Ese parasitismo tolerado y alentado no sólo provoca pobreza económica sino que nos corrompe moralmente como sociedad.
Las próximas campañas electorales debieran ser oportunidad de examinar a fondo las raíces, las manifestaciones y las consecuencias de este parasitismo. Ojalá no sean, por el contrario, otra expresión de ese afán descarnado por el que algunos vivales pretenden seguir viviendo a costa de los derechos, del trabajo y del patrimonio de los demás.
Sea que hablemos de los cínicos amagos de huelga en el Seguro Social, de la descarada campaña para evitar que una nueva Ley del Mercado de Valores proteja los derechos de accionistas minoritarios y haga transparente la gestión de las empresas públicas o de los subsidios permamentes que demandan algunos industriales para los energéticos, estamos en todos los casos ante conductas parasitarias que son toleradas y bien vistas socialmente.

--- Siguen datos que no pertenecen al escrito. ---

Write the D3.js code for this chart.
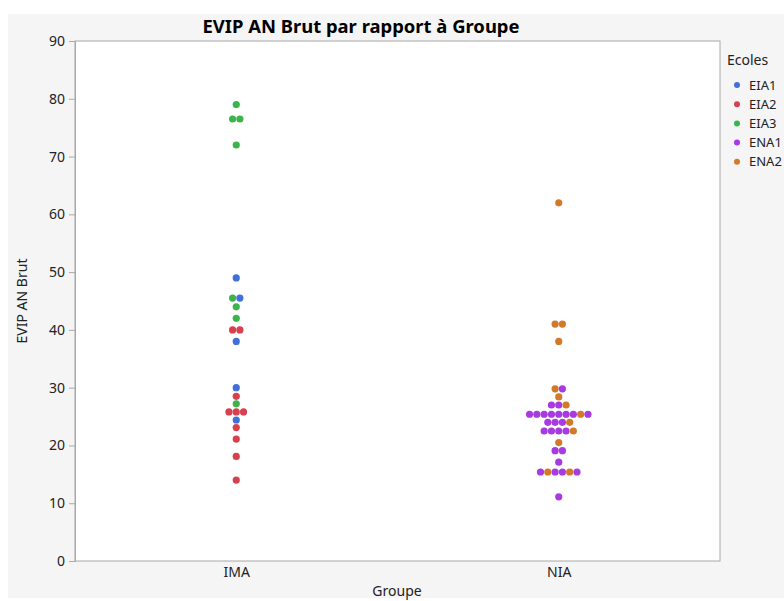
<!DOCTYPE html>
<html>
<head>
<meta charset="utf-8">
<script src="https://cdn.jsdelivr.net/npm/d3@7"></script>
<style>
  html, body { margin: 0; padding: 0; background: #ffffff; }
  svg { display: block; font-family: "Noto Sans", "Open Sans", sans-serif; }
</style>
</head>
<body>
<svg id="chart" width="784" height="601"></svg>
<script>
// Groups on the x axis and the schools used for colour
const groups = ["IMA", "NIA"];
const schools = ["EIA1", "EIA2", "EIA3", "ENA1", "ENA2"];
const schoolColors = ["#4070d8", "#d6404f", "#3cb44b", "#a73ae0", "#d27a2a"];
const yTicks = [0, 10, 20, 30, 40, 50, 60, 70, 80, 90];

// EVIP AN Brut scores, group IMA (value and school, row by row)
const imaValues = [79, 76.5, 76.5, 72, 49, 45.5, 45.5, 44, 42, 40, 40, 38,
                   30, 28.5, 27.2, 25.8, 25.8, 25.8, 24.4, 23.1, 21.1, 18.1, 14];
const imaSchools = ["EIA3", "EIA3", "EIA3", "EIA3", "EIA1", "EIA3", "EIA1", "EIA3", "EIA3", "EIA2", "EIA2", "EIA1",
                    "EIA1", "EIA2", "EIA3", "EIA2", "EIA2", "EIA2", "EIA1", "EIA2", "EIA2", "EIA2", "EIA2"];

// EVIP AN Brut scores, group NIA
const niaValues = [62, 41, 41, 38, 29.8, 29.8, 28.4, 27, 27, 27,
                   25.4, 25.4, 25.4, 25.4, 25.4, 25.4, 25.4, 25.4, 25.4,
                   24, 24, 24, 24, 22.5, 22.5, 22.5, 22.5, 22.5,
                   20.5, 19.1, 19.1, 17.1,
                   15.4, 15.4, 15.4, 15.4, 15.4, 15.4, 11.1];
const niaSchools = ["ENA2", "ENA2", "ENA2", "ENA2", "ENA2", "ENA1", "ENA2", "ENA1", "ENA1", "ENA2",
                    "ENA1", "ENA1", "ENA1", "ENA1", "ENA1", "ENA1", "ENA1", "ENA2", "ENA1",
                    "ENA1", "ENA1", "ENA1", "ENA2", "ENA1", "ENA1", "ENA1", "ENA1", "ENA2",
                    "ENA2", "ENA1", "ENA1", "ENA1",
                    "ENA1", "ENA2", "ENA1", "ENA1", "ENA2", "ENA1", "ENA1"];

const svg = d3.select("#chart");
const W = 784, H = 601;
const plot = { left: 75, right: 720, top: 41, bottom: 561 };
const dotR = 3.6, dotStep = 7.3;

// Light grey report panel behind everything
svg.append("rect").attr("x", 8).attr("y", 14).attr("width", W - 8).attr("height", 584)
  .attr("fill", "#f5f5f5");

const x = d3.scalePoint().domain(groups).range([plot.left, plot.right]).padding(0.5);
const y = d3.scaleLinear().domain([0, 90]).range([plot.bottom, plot.top]);
const color = d3.scaleOrdinal().domain(schools).range(schoolColors);

// Plot frame
svg.append("rect")
  .attr("x", plot.left).attr("y", plot.top)
  .attr("width", plot.right - plot.left).attr("height", plot.bottom - plot.top)
  .attr("fill", "#ffffff").attr("stroke", "#a8a8a8").attr("stroke-width", 1);

// Y axis
const yAxis = svg.append("g").attr("transform", `translate(${plot.left},0)`)
  .call(d3.axisLeft(y).tickValues(yTicks).tickSize(6).tickPadding(4));
yAxis.select(".domain").attr("stroke", "#a8a8a8");
yAxis.selectAll(".tick line").attr("stroke", "#a8a8a8");
yAxis.selectAll(".tick text").attr("fill", "#222").style("font-size", "14px")
  .style("font-family", "'Noto Sans', sans-serif");

// X axis
const xAxis = svg.append("g").attr("transform", `translate(0,${plot.bottom})`)
  .call(d3.axisBottom(x).tickSize(0).tickPadding(6));
xAxis.select(".domain").remove();
xAxis.selectAll(".tick text").attr("fill", "#222").style("font-size", "14px")
  .style("font-family", "'Noto Sans', sans-serif");

// Build points: equal values in a group share a row, spread side by side
function layout(group, values, codes) {
  const rows = d3.group(values.map((v, i) => ({ v, s: codes[i] })), d => d.v);
  const pts = [];
  for (const [v, items] of rows) {
    items.forEach((d, i) => {
      pts.push({ group, value: v, school: d.s, offset: (i - (items.length - 1) / 2) * dotStep });
    });
  }
  return pts;
}
const points = layout("IMA", imaValues, imaSchools).concat(layout("NIA", niaValues, niaSchools));

svg.append("g").selectAll("circle").data(points).join("circle")
  .attr("cx", d => x(d.group) + d.offset)
  .attr("cy", d => y(d.value))
  .attr("r", dotR)
  .attr("fill", d => color(d.school));

// Title
svg.append("text").attr("x", 361).attr("y", 33).attr("text-anchor", "middle")
  .style("font-size", "18px").style("font-weight", "bold").attr("fill", "#000")
  .style("font-family", "'Noto Sans', sans-serif")
  .attr("textLength", 317).attr("lengthAdjust", "spacingAndGlyphs")
  .text("EVIP AN Brut par rapport à Groupe");

// Axis titles
svg.append("text").attr("x", 397).attr("y", 596).attr("text-anchor", "middle")
  .style("font-size", "14px").attr("fill", "#222").text("Groupe");
svg.append("text").attr("transform", "translate(27,301) rotate(-90)").attr("text-anchor", "middle")
  .style("font-size", "14px").attr("fill", "#222").text("EVIP AN Brut");

// Legend
const legend = svg.append("g").attr("transform", "translate(727,0)");
legend.append("text").attr("x", 0).attr("y", 65).style("font-size", "14px").attr("fill", "#222").text("Ecoles");
schools.forEach((s, i) => {
  const cy = 85 + i * 19.2;
  legend.append("circle").attr("cx", 10).attr("cy", cy).attr("r", 3).attr("fill", color(s));
  legend.append("text").attr("x", 22).attr("y", cy + 4.5).style("font-size", "13px").attr("fill", "#222").text(s);
});
</script>
</body>
</html>
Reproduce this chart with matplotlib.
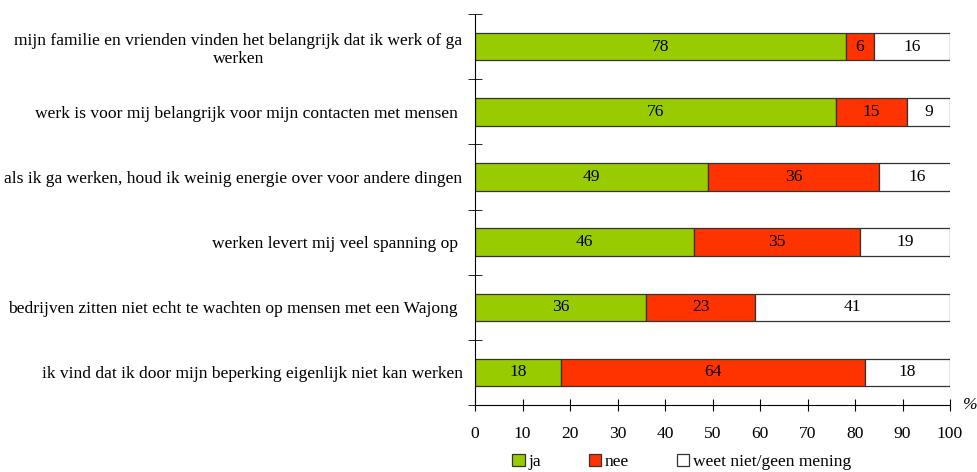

Que estas conductas encuentren ardientes defensores en la sociedad y en los medios de comunicación es ominoso. Nos hemos dado la maña para que el parasitismo sea permitido y alentado. No nos debería extrañar, ante esta complacencia, que de pronto broten sin el menor rubor las aberraciones del vandalismo, del chantaje abierto o hasta del antisemitismo más aborrecible – como se vió en alguna de las manifestaciones vandálicas del Sindicato del Seguro Social; aberraciones que hasta la fecha su líder ni siquiera ha condenado.
El principal problema de la economía mexicana es la bajísima productividad y las respuestas que ofrecen la mayoría de los políticos a este problema son otras tantas reediciones del parasitismo, de la improductividad impuesta por decreto o por la siniestra “ley de la calle”. Es delito que merece cárcel que un mal poeta haya peregeñado algunas frases deleznables sobre la bandera, pero es “conquista social” que las pensiones – que no deben ser otra cosa que salarios diferidos – se confundan con dádivas forzosas que los verdaderos trabajadores (digamos los millones de trabajadores inscritos en el Seguro Social) deben hacer para disfrute de un grupúsculo (los miembros del sindicato de esa institución). ¿Es tan difícil percibir la aberración en que vivimos y en la que nos complacemos?
Algún politiquillo aldeano – elevado a los altares de la popularidad gracias al dinero público con que alimentó a los medios de comunicación – propone sin empacho pasar por encima de las leyes e instancias que garantizan el respeto al sufragio y la equidad en las contiendas electorales y su propuesta – de promoción del delito- es tolerada como estrategia de campaña, lo mismo que la persistente y sucia labor de desprestigio que los empleados de ese politiquillo emprenden contra todo lo que se oponga (personas, principios, instituciones) a su desenfrenada carrera hacia el poder absoluto, hacia el parasitismo elevado a ley suprema.
Ese parasitismo tolerado y alentado no sólo provoca pobreza económica sino que nos corrompe moralmente como sociedad.
Las próximas campañas electorales debieran ser oportunidad de examinar a fondo las raíces, las manifestaciones y las consecuencias de este parasitismo. Ojalá no sean, por el contrario, otra expresión de ese afán descarnado por el que algunos vivales pretenden seguir viviendo a costa de los derechos, del trabajo y del patrimonio de los demás.